Filmmaker, artist and photographer John Janson-Moore has won the 2013 Moran Contemporary Photographic Prize with an impromptu portrait of a young woman giving him 'the finger'.
Janson-Moore's photo ‘Nyirripi Girl With Finger' won the $50,000 first prize from a field of more than 3000 open photographic images.
Janson-Moore first visited the remote aboriginal community of Nyirripi in the Northern Territory in 1998 to produce a documentary with local filmmakers. Returning 15 years later he was astonished to find how little had changed, despite how much had changed in his world.
"On my first night back, I went down to the local community centre – a large corrugated iron shed – where they were holding a disco. I took a series of impromptu portraits, this being one of them. It was only when I (much later) downloaded this photograph that I realised that this young woman was giving me ‘the finger’. I see it as a testament to strength, resistance and irreverence."
Judge Tony Nolan described the image as, "A classical contemporary portrait loaded beyond its apparent simplicity – the young woman is defying in her gaze. Her body, side profiled and self-protecting crossed-arms anchor her unflinching gaze as she faces the camera and therefore the viewer with the slightest hint of attitude through her finger. It doesn't shy away from Australia five years post-apology, sorry but not forgotten."
Second prize of $30,000 in the annual competition was awarded to Jon Frank for his work ‘African Australian Boy Eastern Beach Geelong’. Highly Commended prizes of $10,000 were awarded to Victor Caringal for ‘Since I was 6 years old” and Tamara Dean for ‘The River’.
More than $300,000 in cash and prizes were awarded to winners and place-getters in the 2013 Moran Prizes, which also includes painting and student sections.
Judges in the 2013 Moran Contemporary Photographic Prize were independent curator Elisabeth Biondi, Australian Centre of Photography curator Tony Nolan and Getty portrait and editorial photographers Cameron Spencer and Ryan Pierse.
Images from the 2013 Moran Prizes will be exhibited at Juniper Hall, 250 Oxford Street, Paddington, NSW, until the end of December, 2013.
Moran Contemporary Photographic Prize, Open Section, 2013 Winner: 'Nyrripi girl with finger' by John Janson-Moore.
"I took a series of impromptu portraits, this being one of them. It was only when I (much later) downloaded this photograph that I realised that this young woman was giving me ‘the finger’. I see it as a testament to strength, resistance and irreverence."
Moran Contemporary Photographic Prize, Open Section, 2013 Runner Up: 'African Australian Boy Eastern Beach Geelong’ by Jon Frank.
"This photograph is from an ongoing series of pictures of Geelong, Victoria. In this series it was my intention to render my subjects as heroes. These ordinary people are no different from the marble statues we wonder at in museums. It was a 40 degree day at Eastern Beach and the scene was Dante’s Inferno thrown in the blender with a boy-band video clip served hot." – Jon Frank.

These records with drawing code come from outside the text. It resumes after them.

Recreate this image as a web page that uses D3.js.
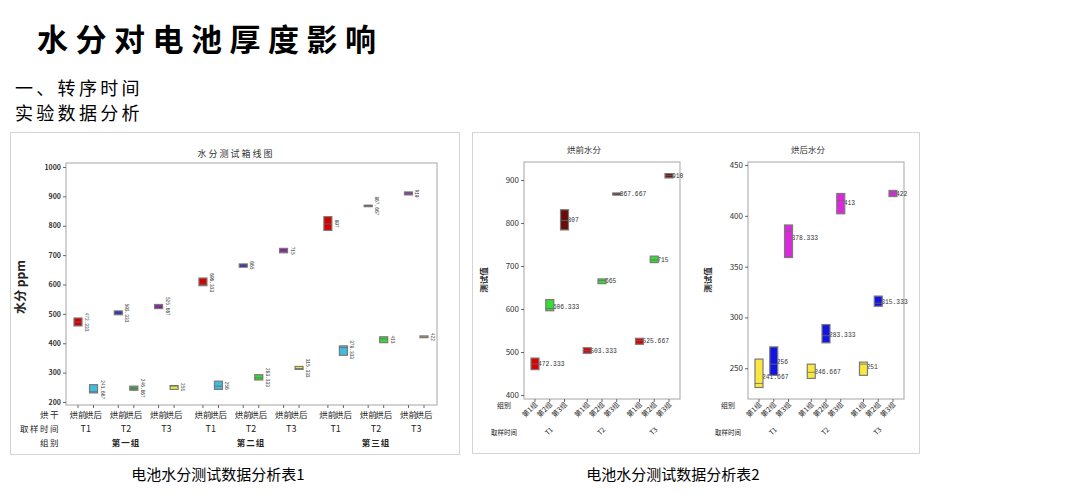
<!DOCTYPE html>
<html>
<head>
<meta charset="utf-8">
<script src="https://cdn.jsdelivr.net/npm/d3@7"></script>
<style>
body { margin: 0; background: #fff; }
text { font-family: "Noto Sans CJK SC", "Noto Sans", sans-serif; }
.mono { font-family: "Liberation Mono", "DejaVu Sans Mono", monospace; }
</style>
</head>
<body>
<svg id="chart" width="1080" height="495"></svg>
<script>
// ============================================
// DATA (three readings per cell: [time][group])
// ============================================
const groups = ['第一组', '第二组', '第三组'];
const groupShort = ['第1组', '第2组', '第3组'];
const times = ['T1', 'T2', 'T3'];
const stages = ['烘前', '烘后'];

const beforeData = [
    [[459, 472, 486], [596, 601, 622], [784, 806, 831]],
    [[497, 503, 510], [659, 666, 670], [865, 868, 870]],
    [[518, 527, 532], [708, 714, 723], [905, 910, 915]]
];
const afterData = [
    [[231, 235, 259], [243, 254, 271], [359, 385, 391]],
    [[240, 246, 254], [275, 282, 293], [402, 415, 422]],
    [[243, 254, 256], [311, 314, 321], [419, 422, 425]]
];

const leftTicks = [200, 300, 400, 500, 600, 700, 800, 900, 1000];
const beforeTicks = [400, 500, 600, 700, 800, 900];
const afterTicks = [250, 300, 350, 400, 450];

// colours
const leftBeforeColors = ['#d40000', '#1c1cc8', '#8c14a8'];          // by time
const leftAfterColors = [                                             // [group][time]
    ['#40bce0', '#3fa63f', '#f2ee30'],
    ['#40bce0', '#33dd33', '#f2ee30'],
    ['#40bce0', '#33dd33', '#f2ee30']
];
const beforeColors = ['#dc0000', '#33dd33', '#6a0c0c'];               // by group
const afterColors = ['#f8e840', '#1414e0', '#dc28dc'];

const svg = d3.select('#chart');
svg.append('rect').attr('width', 1080).attr('height', 495).attr('fill', '#fff');

function fmt(v) {
    return String(Math.round(v * 1000) / 1000);
}

function stats(vals) {
    const s = vals.slice().sort(d3.ascending);
    return { lo: s[0], med: d3.median(s), hi: s[s.length - 1], mean: d3.mean(s) };
}

function drawBox(g, cx, y, st, color, w) {
    g.append('rect')
        .attr('x', cx - w / 2)
        .attr('y', y(st.hi))
        .attr('width', w)
        .attr('height', Math.max(0.5, y(st.lo) - y(st.hi)))
        .attr('fill', color)
        .attr('stroke', '#7a7a7a')
        .attr('stroke-width', 1.2);
    g.append('line')
        .attr('x1', cx - w / 2).attr('x2', cx + w / 2)
        .attr('y1', y(st.med)).attr('y2', y(st.med))
        .attr('stroke', '#6a6a6a')
        .attr('stroke-width', 0.8);
}

// ============================================
// PAGE TEXT
// ============================================
svg.append('text')
    .attr('x', 37).attr('y', 51)
    .attr('font-size', 31).attr('font-weight', 700)
    .attr('letter-spacing', 7.5)
    .text('水分对电池厚度影响');

svg.append('text')
    .attr('x', 15).attr('y', 95)
    .attr('font-size', 18).attr('letter-spacing', 3.3)
    .text('一、转序时间');

svg.append('text')
    .attr('x', 15).attr('y', 120)
    .attr('font-size', 18).attr('letter-spacing', 3.3)
    .text('实验数据分析');

svg.append('text')
    .attr('x', 218).attr('y', 480)
    .attr('text-anchor', 'middle')
    .attr('font-size', 15)
    .text('电池水分测试数据分析表1');

svg.append('text')
    .attr('x', 673).attr('y', 480)
    .attr('text-anchor', 'middle')
    .attr('font-size', 15)
    .text('电池水分测试数据分析表2');

// ============================================
// LEFT CHART (all 18 boxes)
// ============================================
function renderLeft() {
    const g = svg.append('g');
    g.append('rect')
        .attr('x', 10.5).attr('y', 132.5).attr('width', 449).attr('height', 322)
        .attr('fill', '#fff').attr('stroke', '#d4d4d4');

    const plot = { x0: 66, x1: 437, y0: 163, y1: 405 };
    g.append('rect')
        .attr('x', plot.x0).attr('y', plot.y0)
        .attr('width', plot.x1 - plot.x0).attr('height', plot.y1 - plot.y0)
        .attr('fill', '#fff').attr('stroke', '#b4b4b4').attr('stroke-width', 1.2);

    const y = d3.scaleLinear().domain([189.8, 1013.6]).range([plot.y1, plot.y0]);
    const x = d3.scaleLinear().domain([0, 8.585]).range([78, 424]);
    const pos = (gi, ti, k) => x(gi * 3.1 + ti + k * 0.385);

    const yAxis = g.append('g')
        .attr('transform', `translate(${plot.x0},0)`)
        .call(d3.axisLeft(y).tickValues(leftTicks).tickFormat(d3.format('d')).tickSize(3).tickPadding(2));
    yAxis.select('.domain').remove();
    yAxis.selectAll('line').attr('stroke', '#666');
    yAxis.selectAll('text')
        .attr('font-size', 7).attr('font-weight', 700).attr('fill', '#333')
        .attr('font-family', 'Liberation Sans, Arial, sans-serif');

    g.append('text')
        .attr('x', 236).attr('y', 157)
        .attr('text-anchor', 'middle')
        .attr('font-size', 9).attr('letter-spacing', 2).attr('fill', '#333')
        .text('水分测试箱线图');

    g.append('text')
        .attr('transform', 'translate(25,287) rotate(-90)')
        .attr('text-anchor', 'middle')
        .attr('font-size', 12).attr('font-weight', 700).attr('fill', '#222')
        .text('水分 ppm');

    // row headers
    const rows = [['烘干', 418], ['取样时间', 432], ['组别', 446]];
    rows.forEach(([t, yy]) => {
        g.append('text')
            .attr('x', 60).attr('y', yy)
            .attr('text-anchor', 'end')
            .attr('font-size', 8.5).attr('letter-spacing', 1.5).attr('fill', '#222')
            .text(t);
    });

    const labels = g.append('g');
    const boxes = g.append('g');

    groups.forEach((gname, gi) => {
        times.forEach((tname, ti) => {
            [beforeData, afterData].forEach((src, k) => {
                const cx = pos(gi, ti, k);
                const st = stats(src[ti][gi]);
                const color = k === 0 ? leftBeforeColors[ti] : leftAfterColors[gi][ti];

                g.append('line')
                    .attr('x1', cx).attr('x2', cx)
                    .attr('y1', plot.y1).attr('y2', plot.y1 + 3)
                    .attr('stroke', '#666');

                g.append('text')
                    .attr('x', cx).attr('y', 418)
                    .attr('text-anchor', 'middle')
                    .attr('font-size', 8.5).attr('fill', '#222')
                    .text(stages[k]);

                labels.append('text')
                    .attr('class', 'mono')
                    .attr('transform', `translate(${cx + 7},${y(st.mean)}) rotate(90)`)
                    .attr('text-anchor', 'middle')
                    .attr('font-size', 4.5).attr('fill', '#333')
                    .text(fmt(st.mean));

                drawBox(boxes, cx, y, st, color, 8);
            });

            g.append('text')
                .attr('x', (pos(gi, ti, 0) + pos(gi, ti, 1)) / 2).attr('y', 432)
                .attr('text-anchor', 'middle')
                .attr('font-size', 9).attr('fill', '#222')
                .attr('font-family', 'Liberation Sans, Arial, sans-serif')
                .text(tname);
        });

        g.append('text')
            .attr('x', (pos(gi, 1, 0) + pos(gi, 1, 1)) / 2).attr('y', 446)
            .attr('text-anchor', 'middle')
            .attr('font-size', 8.5).attr('font-weight', 700).attr('letter-spacing', 1).attr('fill', '#222')
            .text(gname);
    });
}

// ============================================
// RIGHT CHARTS (before / after)
// ============================================
function renderSmall(plot, title, src, colors, yDomain, ticks) {
    const g = svg.append('g');

    g.append('rect')
        .attr('x', plot.x0).attr('y', plot.y0)
        .attr('width', plot.x1 - plot.x0).attr('height', plot.y1 - plot.y0)
        .attr('fill', '#fff').attr('stroke', '#b4b4b4').attr('stroke-width', 1.2);

    const y = d3.scaleLinear().domain(yDomain).range([plot.y1, plot.y0]);
    const x = d3.scaleLinear().domain([0, 9.08]).range([plot.x0 + 11, plot.x1 - 11]);
    const pos = (ti, gi) => x(ti * 3.54 + gi);

    const yAxis = g.append('g')
        .attr('transform', `translate(${plot.x0},0)`)
        .call(d3.axisLeft(y).tickValues(ticks).tickFormat(d3.format('d')).tickSize(3).tickPadding(2));
    yAxis.select('.domain').remove();
    yAxis.selectAll('line').attr('stroke', '#666');
    yAxis.selectAll('text')
        .attr('font-size', 8).attr('fill', '#333')
        .attr('font-family', 'Liberation Sans, Arial, sans-serif');

    g.append('text')
        .attr('x', (plot.x0 + plot.x1) / 2 - 18).attr('y', 153)
        .attr('text-anchor', 'middle')
        .attr('font-size', 8.5).attr('fill', '#333')
        .text(title);

    g.append('text')
        .attr('transform', `translate(${plot.x0 - 37},280) rotate(-90)`)
        .attr('text-anchor', 'middle')
        .attr('font-size', 8.5).attr('font-weight', 700).attr('fill', '#222')
        .text('测试值');

    g.append('text')
        .attr('x', plot.x0 - 20).attr('y', 408)
        .attr('text-anchor', 'middle')
        .attr('font-size', 7).attr('fill', '#222')
        .text('组别');

    g.append('text')
        .attr('x', plot.x0 - 20).attr('y', 435)
        .attr('text-anchor', 'middle')
        .attr('font-size', 6.5).attr('fill', '#222')
        .text('取样时间');

    const labels = g.append('g');
    const boxes = g.append('g');

    times.forEach((tname, ti) => {
        groupShort.forEach((gname, gi) => {
            const cx = pos(ti, gi);
            const st = stats(src[ti][gi]);

            g.append('line')
                .attr('x1', cx).attr('x2', cx)
                .attr('y1', plot.y1).attr('y2', plot.y1 + 3)
                .attr('stroke', '#666');

            g.append('text')
                .attr('transform', `translate(${cx + 3},${plot.y1 + 6}) rotate(-45)`)
                .attr('text-anchor', 'end')
                .attr('font-size', 7).attr('fill', '#222')
                .text(gname);

            labels.append('text')
                .attr('class', 'mono')
                .attr('x', cx + 3).attr('y', y(st.mean))
                .attr('dy', '0.35em')
                .attr('font-size', 6.3).attr('fill', '#333')
                .text(fmt(st.mean));

            drawBox(boxes, cx, y, st, colors[gi], 8);
        });

        g.append('text')
            .attr('transform', `translate(${pos(ti, 1) + 1},${433}) rotate(-45)`)
            .attr('text-anchor', 'middle')
            .attr('font-size', 7).attr('fill', '#222')
            .attr('font-family', 'Liberation Sans, Arial, sans-serif')
            .text(tname);
    });
}

svg.append('rect')
    .attr('x', 472.5).attr('y', 132.5).attr('width', 447).attr('height', 321)
    .attr('fill', '#fff').attr('stroke', '#d4d4d4');

renderLeft();
renderSmall({ x0: 524, x1: 680, y0: 162, y1: 399 }, '烘前水分', beforeData, beforeColors, [390.7, 942], beforeTicks);
renderSmall({ x0: 748, x1: 904, y0: 162, y1: 399 }, '烘后水分', afterData, afterColors, [219.7, 453], afterTicks);
</script>
</body>
</html>
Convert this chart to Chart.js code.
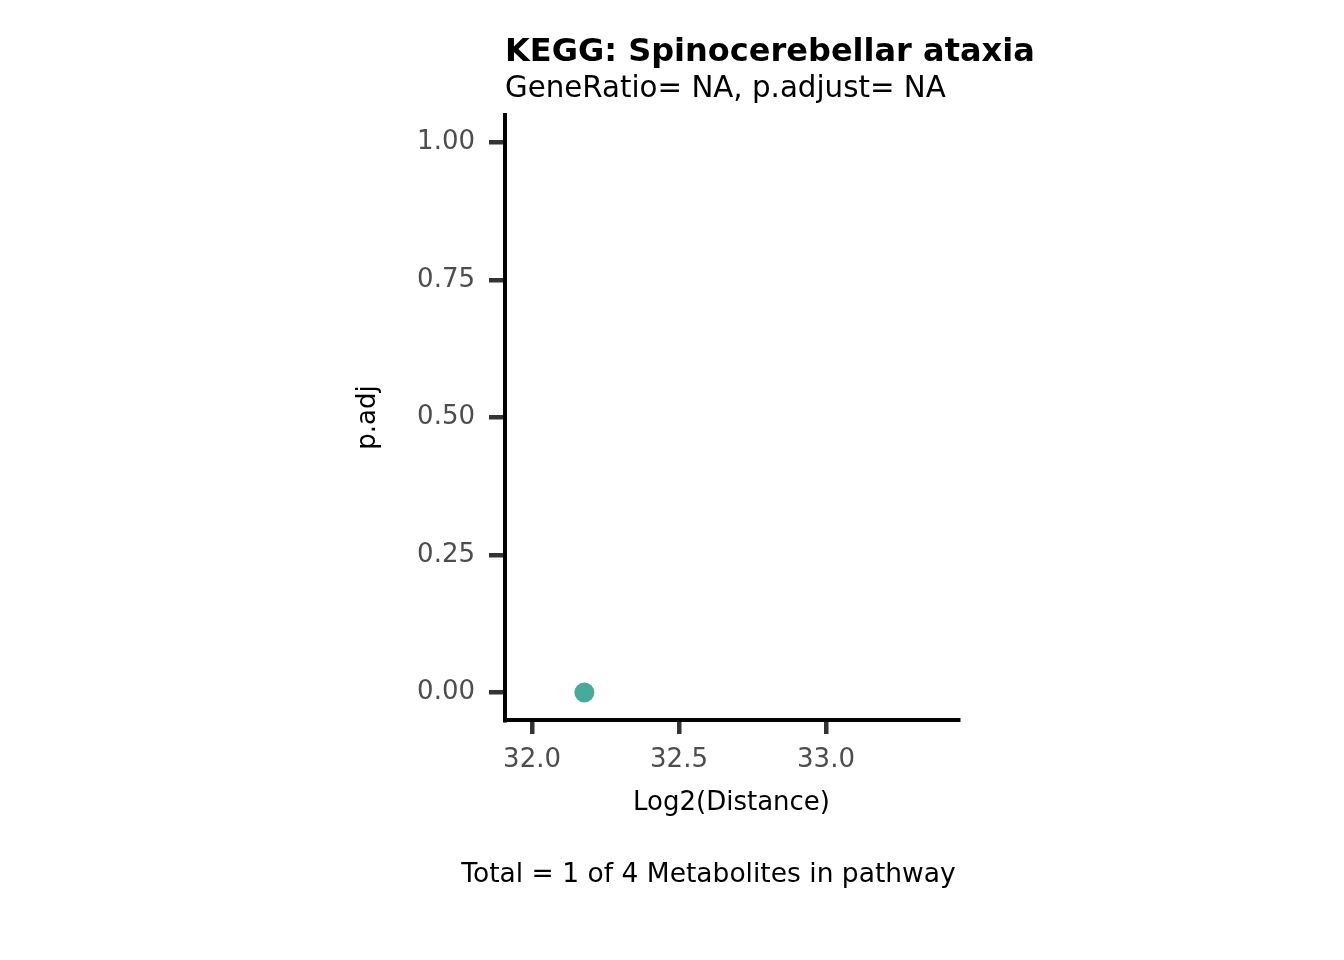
<!DOCTYPE html>
<html>
<head>
<meta charset="utf-8">
<style>
  html, body { margin: 0; padding: 0; background: #ffffff; }
  canvas { display: block; }
</style>
<script src="https://cdn.jsdelivr.net/npm/chart.js@4/dist/chart.umd.min.js"></script>
</head>
<body>
<canvas id="c" width="1344" height="960"></canvas>
<script>
// ---- data ----
const xValues = [32.178];
const yValues = [0.0];
const xTicks = [32.0, 32.5, 33.0];
const yTicks = [0.00, 0.25, 0.50, 0.75, 1.00];
const xRange = [31.908, 33.449];
const yRange = [-0.05, 1.05];

const titleText = 'KEGG: Spinocerebellar ataxia';
const subtitleText = 'GeneRatio= NA, p.adjust= NA';
const xTitle = 'Log2(Distance)';
const yTitle = 'p.adj';
const captionText = 'Total = 1 of 4 Metabolites in pathway';

const FONT = '"DejaVu Sans", sans-serif';

const textPlugin = {
  id: 'texts',
  afterDraw(chart) {
    const ctx = chart.ctx;
    const a = chart.chartArea;
    ctx.save();
    ctx.fillStyle = '#000000';
    ctx.textBaseline = 'alphabetic';
    ctx.textAlign = 'left';
    ctx.font = 'bold 32px ' + FONT;
    ctx.fillText(titleText, a.left, 61);
    ctx.font = '29.3px ' + FONT;
    ctx.fillText(subtitleText, a.left, 97);
    ctx.textAlign = 'center';
    ctx.textBaseline = 'middle';
    ctx.font = '26px ' + FONT;
    ctx.fillText(xTitle, (a.left + a.right) / 2, 803);
    ctx.font = '26.5px ' + FONT;
    ctx.fillText(captionText, 708.5, 875);
    ctx.font = '26px ' + FONT;
    ctx.translate(368, (a.top + a.bottom) / 2);
    ctx.rotate(-Math.PI / 2);
    ctx.fillText(yTitle, 0, 0);
    ctx.restore();
  }
};

new Chart(document.getElementById('c'), {
  type: 'scatter',
  data: {
    datasets: [{
      data: xValues.map((x, i) => ({ x: x, y: yValues[i] })),
      backgroundColor: '#46AB9A',
      borderColor: '#46AB9A',
      borderWidth: 0,
      pointRadius: 10,
      pointHoverRadius: 10
    }]
  },
  options: {
    responsive: false,
    animation: false,
    devicePixelRatio: 1,
    layout: { padding: { left: 0, top: 115, right: 386, bottom: 0 } },
    plugins: {
      legend: { display: false },
      title: { display: false },
      tooltip: { enabled: false }
    },
    scales: {
      x: {
        type: 'linear',
        min: xRange[0],
        max: xRange[1],
        afterFit(s) { s.height = 240; },
        afterBuildTicks(s) { s.ticks = xTicks.map(v => ({ value: v })); },
        grid: { drawOnChartArea: false, drawTicks: true, tickLength: 14, color: '#333333', lineWidth: 4.5 },
        border: { display: true, color: '#000000', width: 4 },
        ticks: {
          padding: 11,
          color: '#4D4D4D',
          font: { family: FONT, size: 26 },
          callback: v => Number(v).toFixed(1),
          maxRotation: 0,
          autoSkip: false
        }
      },
      y: {
        type: 'linear',
        min: yRange[0],
        max: yRange[1],
        afterFit(s) { s.width = 505; },
        afterBuildTicks(s) { s.ticks = yTicks.map(v => ({ value: v })); },
        grid: { drawOnChartArea: false, drawTicks: true, tickLength: 16, color: '#333333', lineWidth: 4.5 },
        border: { display: true, color: '#000000', width: 4 },
        ticks: {
          padding: 14,
          color: '#4D4D4D',
          font: { family: FONT, size: 26 },
          callback: v => Number(v).toFixed(2),
          autoSkip: false
        }
      }
    }
  },
  plugins: [textPlugin]
});
</script>
</body>
</html>
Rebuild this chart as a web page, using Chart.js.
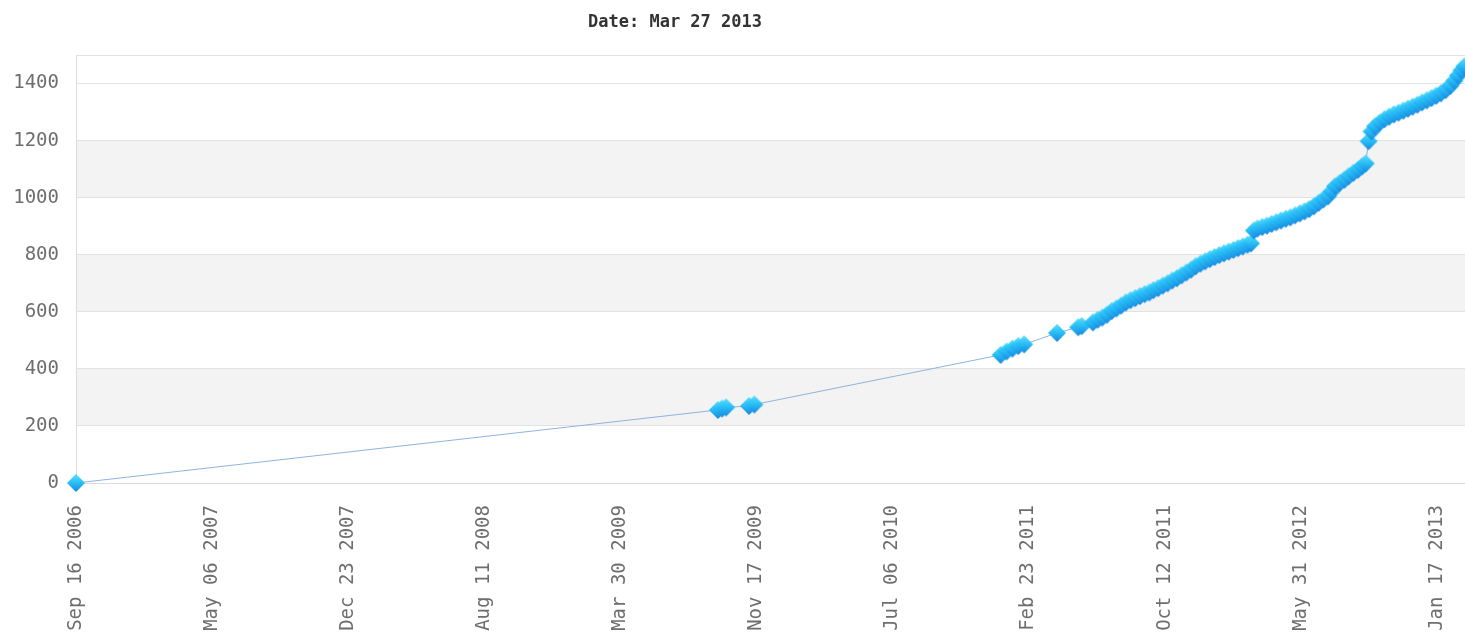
<!DOCTYPE html>
<html>
<head>
<meta charset="utf-8">
<script src="https://cdn.jsdelivr.net/npm/chart.js@4.4.1/dist/chart.umd.min.js"></script>
<style>
  body { margin: 0; background: #fff; }
  #wrap { position: relative; width: 1465px; height: 635px; }
  #title {
    position: absolute; left: 588px; top: 11px;
    font: bold 17px "DejaVu Sans Mono", monospace; color: #333;
    white-space: nowrap;
  }
</style>
</head>
<body>
<div id="wrap">
  <div id="title">Date: Mar 27 2013</div>
  <canvas id="chart" width="1465" height="635"></canvas>
</div>
<script>
// x = days since Sep 16 2006 (noon), y = running total on that day
const startDate = Date.UTC(2006, 8, 16, 12);

const days = [
  0,
  1092, 1099, 1106,
  1145, 1154,
  1573, 1583, 1593, 1603, 1613,
  1669,
  1705, 1711,
  1730, 1738, 1746, 1754, 1762, 1770, 1778, 1786, 1794, 1802, 1810, 1818,
  1826, 1833, 1841, 1849, 1857, 1865, 1873, 1881, 1889, 1897, 1905, 1913,
  1921, 1929, 1937, 1945, 1953, 1961, 1969, 1977, 1985, 1993, 1999,
  2004, 2010, 2018, 2026, 2034, 2042, 2050, 2058, 2066, 2074, 2082, 2090,
  2098, 2106, 2114, 2122, 2130, 2136, 2142, 2150, 2158, 2165, 2173, 2181,
  2188, 2194,
  2199, 2204, 2210, 2218, 2226, 2234, 2242, 2250, 2258, 2266, 2274, 2282,
  2290, 2298, 2306, 2314, 2322, 2330, 2338, 2345, 2351, 2357, 2362
];

const totals = [
  0,
  256, 261, 265,
  270, 275,
  449, 461, 471, 480, 486,
  526,
  546, 550,
  563, 572, 580, 590, 603, 612, 622, 633, 641, 648, 655, 662,
  668, 676, 683, 692, 700, 710, 718, 728, 738, 748, 760, 769,
  777, 785, 792, 799, 805, 811, 817, 823, 829, 835, 840,
  885, 892, 897, 902, 908, 914, 920, 926, 931, 938, 945, 952,
  960, 970, 982, 994, 1005, 1022, 1040, 1052, 1063, 1075, 1087, 1098,
  1110, 1120,
  1198, 1232, 1250, 1263, 1275, 1284, 1292, 1298, 1305, 1312, 1319, 1326,
  1334, 1341, 1349, 1357, 1366, 1377, 1392, 1410, 1428, 1446, 1460
];

// x ticks every 231.5 days
const tickDays = [0, 231.5, 463, 694.5, 926, 1157.5, 1389, 1620.5, 1852, 2083.5, 2315];
const dayMax = 2363;
const yMax = 1500;
const yStep = 200;

const monthNames = ["Jan", "Feb", "Mar", "Apr", "May", "Jun",
                    "Jul", "Aug", "Sep", "Oct", "Nov", "Dec"];

const fmtDay = (n) => {
  const d = new Date(startDate + n * 86400000);
  const dd = String(d.getUTCDate()).padStart(2, "0");
  return monthNames[d.getUTCMonth()] + " " + dd + " " + d.getUTCFullYear();
};

// shaded diamond used as the point marker
const makeDiamond = (r) => {
  const c = document.createElement("canvas");
  c.width = c.height = r * 2 + 2;
  const g = c.getContext("2d");
  const m = r + 1;
  const grad = g.createLinearGradient(0, 0, 0, c.height);
  grad.addColorStop(0, "#5ee3ff");
  grad.addColorStop(0.5, "#27bdf6");
  grad.addColorStop(1, "#1680dc");
  g.beginPath();
  g.moveTo(m, 1);
  g.lineTo(c.width - 1, m);
  g.lineTo(m, c.height - 1);
  g.lineTo(1, m);
  g.closePath();
  g.fillStyle = grad;
  g.fill();
  return c;
};

// grey stripes behind every other 200 band
const bands = {
  id: "bands",
  beforeDraw(chart) {
    const { ctx, chartArea, scales } = chart;
    const y = scales.y;
    ctx.save();
    ctx.fillStyle = "#f3f3f3";
    y.ticks.forEach(t => {
      if (t.value % (yStep * 2) === yStep && t.value + yStep <= yMax) {
        const top = y.getPixelForValue(t.value + yStep);
        const bot = y.getPixelForValue(t.value);
        ctx.fillRect(chartArea.left, top, chartArea.right - chartArea.left, bot - top);
      }
    });
    ctx.restore();
  }
};

const tickFont = { family: "DejaVu Sans Mono", size: 19 };

new Chart(document.getElementById("chart"), {
  type: "line",
  data: {
    datasets: [{
      data: days.map((d, i) => ({ x: d, y: totals[i] })),
      borderColor: "#8db4e0",
      borderWidth: 1,
      pointStyle: makeDiamond(9),
      pointRadius: 9,
      tension: 0,
      clip: false
    }]
  },
  plugins: [bands],
  options: {
    responsive: false,
    devicePixelRatio: 1,
    animation: false,
    layout: { autoPadding: false, padding: { top: 55, left: 0, right: 0, bottom: 0 } },
    plugins: {
      legend: { display: false },
      title: { display: false },
      tooltip: { enabled: false }
    },
    scales: {
      x: {
        type: "linear",
        min: 0,
        max: dayMax,
        grid: { display: false, drawTicks: false },
        border: { color: "#dcdcdc" },
        afterBuildTicks: s => {
          s.ticks = tickDays.map(v => ({ value: v }));
        },
        ticks: {
          autoSkip: false,
          minRotation: 90,
          maxRotation: 90,
          padding: 22,
          color: "#6e6e6e",
          font: tickFont,
          callback: v => fmtDay(v)
        },
        afterFit: s => {
          s.height = 152;
          s.paddingLeft = 0;
          s.paddingRight = 0;
        }
      },
      y: {
        min: 0,
        max: yMax,
        grid: { color: "#e2e2e2", drawTicks: false },
        border: { color: "#dcdcdc" },
        ticks: {
          stepSize: yStep,
          padding: 17,
          color: "#6e6e6e",
          font: tickFont,
          callback: v => (v % yStep === 0 ? v : "")
        },
        afterFit: s => {
          s.width = 76;
          s.paddingTop = 0;
          s.paddingBottom = 0;
        }
      }
    }
  }
});
</script>
</body>
</html>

Moran Contemporary Photographic Prize, Open Section, 2013 Highly Commended: 'Since I was 6 years old' by Victor Caringal.
“This image was taken during the Nguyen family's weekend trip to Ettalong Beach in the Central Coast, NSW. Quoc, pictured with his beer in hand, has lived in Australia since he was 6. The family inherited the Nguyen surname, the seventh most common family name in Australia. The work is motivated by themes of everyday family life, individual and national cultural identity, and cultural acclimatisation.” – Victor Caringal.
Moran Contemporary Photographic Prize, Open Section, 2013 Highly Commended: 'The River' by Tamara Dean.
“Boys from Quakers Hill launch out on a make-shift rope swing into the 'Hawkesbury River' in Windsor on an extremely hot summer day. This work was the inspiration for what would become my new series 'The Edge' which explores the informal rites of passage that young people create for themselves in the bush. The initiations, the pushing of physical, spiritual and emotional limits in order to discover one's sense of self and excercise a new-found independence. Places we are familiar with like rock jumps and rope swings by the river. Jumping into the abyss and confronting fears.” – Tamara Dean.